_What the exercise asks:_
Copy nothing but the text: reproduce each line of the listing exactly and leave the pictures out.

--------------------------------------------------

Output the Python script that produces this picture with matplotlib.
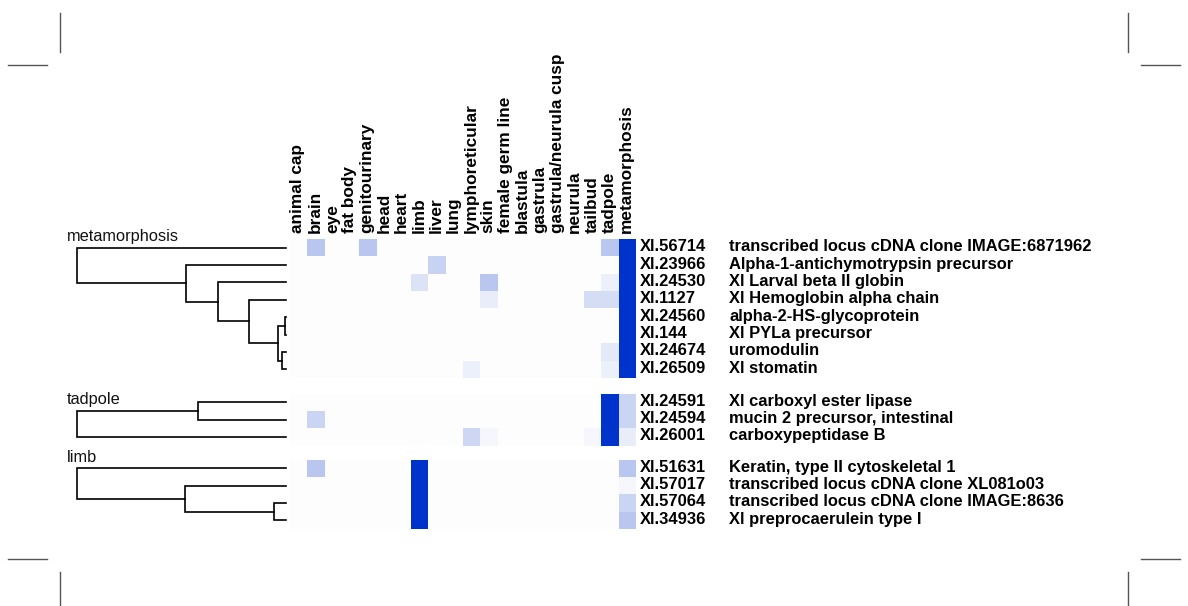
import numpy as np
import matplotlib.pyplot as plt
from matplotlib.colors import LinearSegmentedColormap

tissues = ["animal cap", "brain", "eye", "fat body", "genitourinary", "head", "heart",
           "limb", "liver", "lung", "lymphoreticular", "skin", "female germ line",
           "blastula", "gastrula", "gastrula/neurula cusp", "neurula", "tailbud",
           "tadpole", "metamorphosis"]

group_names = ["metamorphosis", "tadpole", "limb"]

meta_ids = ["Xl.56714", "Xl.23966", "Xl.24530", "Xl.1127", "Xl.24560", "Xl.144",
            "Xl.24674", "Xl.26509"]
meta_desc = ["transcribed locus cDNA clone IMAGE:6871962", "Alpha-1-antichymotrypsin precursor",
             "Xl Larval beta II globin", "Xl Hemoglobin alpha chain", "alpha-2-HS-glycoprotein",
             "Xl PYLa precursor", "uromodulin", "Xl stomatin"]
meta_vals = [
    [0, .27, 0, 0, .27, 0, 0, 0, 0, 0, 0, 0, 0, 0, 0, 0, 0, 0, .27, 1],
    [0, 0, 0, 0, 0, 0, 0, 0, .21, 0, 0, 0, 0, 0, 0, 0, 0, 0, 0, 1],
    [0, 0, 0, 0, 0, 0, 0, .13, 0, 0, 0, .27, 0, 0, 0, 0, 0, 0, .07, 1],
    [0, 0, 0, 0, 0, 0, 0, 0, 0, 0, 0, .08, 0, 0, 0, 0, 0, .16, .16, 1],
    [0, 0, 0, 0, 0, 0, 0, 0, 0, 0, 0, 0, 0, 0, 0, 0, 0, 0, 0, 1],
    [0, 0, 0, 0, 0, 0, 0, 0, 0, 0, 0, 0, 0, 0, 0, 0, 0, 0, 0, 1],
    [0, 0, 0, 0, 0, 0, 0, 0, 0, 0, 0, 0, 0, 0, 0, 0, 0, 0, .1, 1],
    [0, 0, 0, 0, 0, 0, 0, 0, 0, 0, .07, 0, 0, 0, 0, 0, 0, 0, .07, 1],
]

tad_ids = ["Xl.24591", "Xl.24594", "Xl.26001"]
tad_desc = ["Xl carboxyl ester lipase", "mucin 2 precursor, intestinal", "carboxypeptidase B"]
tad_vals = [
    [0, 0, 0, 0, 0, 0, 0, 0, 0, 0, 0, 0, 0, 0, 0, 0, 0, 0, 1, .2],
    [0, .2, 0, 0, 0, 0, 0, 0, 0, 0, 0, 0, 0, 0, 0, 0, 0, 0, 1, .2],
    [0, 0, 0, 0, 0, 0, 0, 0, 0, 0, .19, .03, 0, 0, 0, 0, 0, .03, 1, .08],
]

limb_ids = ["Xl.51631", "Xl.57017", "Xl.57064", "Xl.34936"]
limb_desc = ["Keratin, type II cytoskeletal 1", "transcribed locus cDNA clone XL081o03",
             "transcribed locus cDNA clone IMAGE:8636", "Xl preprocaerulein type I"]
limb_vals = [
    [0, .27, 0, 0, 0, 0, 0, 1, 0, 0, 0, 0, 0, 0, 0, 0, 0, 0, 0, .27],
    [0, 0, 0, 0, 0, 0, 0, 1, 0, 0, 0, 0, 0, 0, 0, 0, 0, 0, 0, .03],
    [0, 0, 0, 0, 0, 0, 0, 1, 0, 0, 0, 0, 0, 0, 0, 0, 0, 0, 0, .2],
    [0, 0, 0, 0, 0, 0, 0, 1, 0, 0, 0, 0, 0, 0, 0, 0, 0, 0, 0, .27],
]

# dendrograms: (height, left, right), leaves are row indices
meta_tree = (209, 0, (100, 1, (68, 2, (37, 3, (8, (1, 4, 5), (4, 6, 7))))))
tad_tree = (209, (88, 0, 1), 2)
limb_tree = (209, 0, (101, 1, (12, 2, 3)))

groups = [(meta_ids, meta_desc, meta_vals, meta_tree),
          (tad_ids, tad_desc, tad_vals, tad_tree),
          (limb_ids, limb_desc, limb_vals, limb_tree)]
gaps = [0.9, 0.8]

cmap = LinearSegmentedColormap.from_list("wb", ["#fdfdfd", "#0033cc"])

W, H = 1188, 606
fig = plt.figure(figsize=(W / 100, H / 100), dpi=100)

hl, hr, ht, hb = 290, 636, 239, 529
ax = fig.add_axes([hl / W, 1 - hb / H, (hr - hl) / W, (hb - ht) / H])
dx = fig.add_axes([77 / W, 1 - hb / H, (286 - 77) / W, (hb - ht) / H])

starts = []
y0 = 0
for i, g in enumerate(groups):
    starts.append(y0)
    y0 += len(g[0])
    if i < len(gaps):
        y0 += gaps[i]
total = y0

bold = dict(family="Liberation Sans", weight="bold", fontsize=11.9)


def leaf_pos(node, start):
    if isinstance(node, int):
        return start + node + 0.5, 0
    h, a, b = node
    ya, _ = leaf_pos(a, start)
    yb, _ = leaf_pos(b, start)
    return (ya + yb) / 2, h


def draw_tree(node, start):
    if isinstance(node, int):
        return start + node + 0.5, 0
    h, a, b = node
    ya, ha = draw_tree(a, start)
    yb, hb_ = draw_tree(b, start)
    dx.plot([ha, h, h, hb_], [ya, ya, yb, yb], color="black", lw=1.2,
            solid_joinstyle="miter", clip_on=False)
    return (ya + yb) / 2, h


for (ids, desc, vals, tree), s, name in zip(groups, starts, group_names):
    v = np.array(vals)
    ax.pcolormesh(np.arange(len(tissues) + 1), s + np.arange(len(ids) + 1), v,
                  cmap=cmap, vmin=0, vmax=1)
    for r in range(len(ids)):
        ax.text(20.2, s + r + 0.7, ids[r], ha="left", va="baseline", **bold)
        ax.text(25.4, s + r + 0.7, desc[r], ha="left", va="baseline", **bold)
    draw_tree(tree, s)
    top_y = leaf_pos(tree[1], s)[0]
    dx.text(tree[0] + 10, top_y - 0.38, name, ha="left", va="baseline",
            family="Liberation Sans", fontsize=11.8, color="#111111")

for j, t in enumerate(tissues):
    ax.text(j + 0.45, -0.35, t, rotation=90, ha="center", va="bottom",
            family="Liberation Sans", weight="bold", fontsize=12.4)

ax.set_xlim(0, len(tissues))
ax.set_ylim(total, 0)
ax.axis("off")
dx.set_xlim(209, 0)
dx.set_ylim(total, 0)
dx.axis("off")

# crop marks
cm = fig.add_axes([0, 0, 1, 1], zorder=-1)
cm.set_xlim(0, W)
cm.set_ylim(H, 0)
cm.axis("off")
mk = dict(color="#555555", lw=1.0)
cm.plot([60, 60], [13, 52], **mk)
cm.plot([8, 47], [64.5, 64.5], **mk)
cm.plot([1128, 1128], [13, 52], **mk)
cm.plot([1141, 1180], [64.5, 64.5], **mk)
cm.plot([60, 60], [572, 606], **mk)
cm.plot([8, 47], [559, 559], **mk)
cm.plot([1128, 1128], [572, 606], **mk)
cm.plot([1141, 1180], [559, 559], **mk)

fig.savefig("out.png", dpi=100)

--------------------------------------------------

_Reply:_
Output the Python script that produces this picture with matplotlib.
import numpy as np
import matplotlib.pyplot as plt
from matplotlib.colors import LinearSegmentedColormap

tissues = ["animal cap", "brain", "eye", "fat body", "genitourinary", "head", "heart",
           "limb", "liver", "lung", "lymphoreticular", "skin", "female germ line",
           "blastula", "gastrula", "gastrula/neurula cusp", "neurula", "tailbud",
           "tadpole", "metamorphosis"]

group_names = ["metamorphosis", "tadpole", "limb"]

meta_ids = ["Xl.56714", "Xl.23966", "Xl.24530", "Xl.1127", "Xl.24560", "Xl.144",
            "Xl.24674", "Xl.26509"]
meta_desc = ["transcribed locus cDNA clone IMAGE:6871962", "Alpha-1-antichymotrypsin precursor",
             "Xl Larval beta II globin", "Xl Hemoglobin alpha chain", "alpha-2-HS-glycoprotein",
             "Xl PYLa precursor", "uromodulin", "Xl stomatin"]
meta_vals = [
    [0, .27, 0, 0, .27, 0, 0, 0, 0, 0, 0, 0, 0, 0, 0, 0, 0, 0, .27, 1],
    [0, 0, 0, 0, 0, 0, 0, 0, .21, 0, 0, 0, 0, 0, 0, 0, 0, 0, 0, 1],
    [0, 0, 0, 0, 0, 0, 0, .13, 0, 0, 0, .27, 0, 0, 0, 0, 0, 0, .07, 1],
    [0, 0, 0, 0, 0, 0, 0, 0, 0, 0, 0, .08, 0, 0, 0, 0, 0, .16, .16, 1],
    [0, 0, 0, 0, 0, 0, 0, 0, 0, 0, 0, 0, 0, 0, 0, 0, 0, 0, 0, 1],
    [0, 0, 0, 0, 0, 0, 0, 0, 0, 0, 0, 0, 0, 0, 0, 0, 0, 0, 0, 1],
    [0, 0, 0, 0, 0, 0, 0, 0, 0, 0, 0, 0, 0, 0, 0, 0, 0, 0, .1, 1],
    [0, 0, 0, 0, 0, 0, 0, 0, 0, 0, .07, 0, 0, 0, 0, 0, 0, 0, .07, 1],
]

tad_ids = ["Xl.24591", "Xl.24594", "Xl.26001"]
tad_desc = ["Xl carboxyl ester lipase", "mucin 2 precursor, intestinal", "carboxypeptidase B"]
tad_vals = [
    [0, 0, 0, 0, 0, 0, 0, 0, 0, 0, 0, 0, 0, 0, 0, 0, 0, 0, 1, .2],
    [0, .2, 0, 0, 0, 0, 0, 0, 0, 0, 0, 0, 0, 0, 0, 0, 0, 0, 1, .2],
    [0, 0, 0, 0, 0, 0, 0, 0, 0, 0, .19, .03, 0, 0, 0, 0, 0, .03, 1, .08],
]

limb_ids = ["Xl.51631", "Xl.57017", "Xl.57064", "Xl.34936"]
limb_desc = ["Keratin, type II cytoskeletal 1", "transcribed locus cDNA clone XL081o03",
             "transcribed locus cDNA clone IMAGE:8636", "Xl preprocaerulein type I"]
limb_vals = [
    [0, .27, 0, 0, 0, 0, 0, 1, 0, 0, 0, 0, 0, 0, 0, 0, 0, 0, 0, .27],
    [0, 0, 0, 0, 0, 0, 0, 1, 0, 0, 0, 0, 0, 0, 0, 0, 0, 0, 0, .03],
    [0, 0, 0, 0, 0, 0, 0, 1, 0, 0, 0, 0, 0, 0, 0, 0, 0, 0, 0, .2],
    [0, 0, 0, 0, 0, 0, 0, 1, 0, 0, 0, 0, 0, 0, 0, 0, 0, 0, 0, .27],
]

# dendrograms: (height, left, right), leaves are row indices
meta_tree = (209, 0, (100, 1, (68, 2, (37, 3, (8, (1, 4, 5), (4, 6, 7))))))
tad_tree = (209, (88, 0, 1), 2)
limb_tree = (209, 0, (101, 1, (12, 2, 3)))

groups = [(meta_ids, meta_desc, meta_vals, meta_tree),
          (tad_ids, tad_desc, tad_vals, tad_tree),
          (limb_ids, limb_desc, limb_vals, limb_tree)]
gaps = [0.9, 0.8]

cmap = LinearSegmentedColormap.from_list("wb", ["#fdfdfd", "#0033cc"])

W, H = 1188, 606
fig = plt.figure(figsize=(W / 100, H / 100), dpi=100)

hl, hr, ht, hb = 290, 636, 239, 529
ax = fig.add_axes([hl / W, 1 - hb / H, (hr - hl) / W, (hb - ht) / H])
dx = fig.add_axes([77 / W, 1 - hb / H, (286 - 77) / W, (hb - ht) / H])

starts = []
y0 = 0
for i, g in enumerate(groups):
    starts.append(y0)
    y0 += len(g[0])
    if i < len(gaps):
        y0 += gaps[i]
total = y0

bold = dict(family="Liberation Sans", weight="bold", fontsize=11.9)


def leaf_pos(node, start):
    if isinstance(node, int):
        return start + node + 0.5, 0
    h, a, b = node
    ya, _ = leaf_pos(a, start)
    yb, _ = leaf_pos(b, start)
    return (ya + yb) / 2, h


def draw_tree(node, start):
    if isinstance(node, int):
        return start + node + 0.5, 0
    h, a, b = node
    ya, ha = draw_tree(a, start)
    yb, hb_ = draw_tree(b, start)
    dx.plot([ha, h, h, hb_], [ya, ya, yb, yb], color="black", lw=1.2,
            solid_joinstyle="miter", clip_on=False)
    return (ya + yb) / 2, h


for (ids, desc, vals, tree), s, name in zip(groups, starts, group_names):
    v = np.array(vals)
    ax.pcolormesh(np.arange(len(tissues) + 1), s + np.arange(len(ids) + 1), v,
                  cmap=cmap, vmin=0, vmax=1)
    for r in range(len(ids)):
        ax.text(20.2, s + r + 0.7, ids[r], ha="left", va="baseline", **bold)
        ax.text(25.4, s + r + 0.7, desc[r], ha="left", va="baseline", **bold)
    draw_tree(tree, s)
    top_y = leaf_pos(tree[1], s)[0]
    dx.text(tree[0] + 10, top_y - 0.38, name, ha="left", va="baseline",
            family="Liberation Sans", fontsize=11.8, color="#111111")

for j, t in enumerate(tissues):
    ax.text(j + 0.45, -0.35, t, rotation=90, ha="center", va="bottom",
            family="Liberation Sans", weight="bold", fontsize=12.4)

ax.set_xlim(0, len(tissues))
ax.set_ylim(total, 0)
ax.axis("off")
dx.set_xlim(209, 0)
dx.set_ylim(total, 0)
dx.axis("off")

# crop marks
cm = fig.add_axes([0, 0, 1, 1], zorder=-1)
cm.set_xlim(0, W)
cm.set_ylim(H, 0)
cm.axis("off")
mk = dict(color="#555555", lw=1.0)
cm.plot([60, 60], [13, 52], **mk)
cm.plot([8, 47], [64.5, 64.5], **mk)
cm.plot([1128, 1128], [13, 52], **mk)
cm.plot([1141, 1180], [64.5, 64.5], **mk)
cm.plot([60, 60], [572, 606], **mk)
cm.plot([8, 47], [559, 559], **mk)
cm.plot([1128, 1128], [572, 606], **mk)
cm.plot([1141, 1180], [559, 559], **mk)

fig.savefig("out.png", dpi=100)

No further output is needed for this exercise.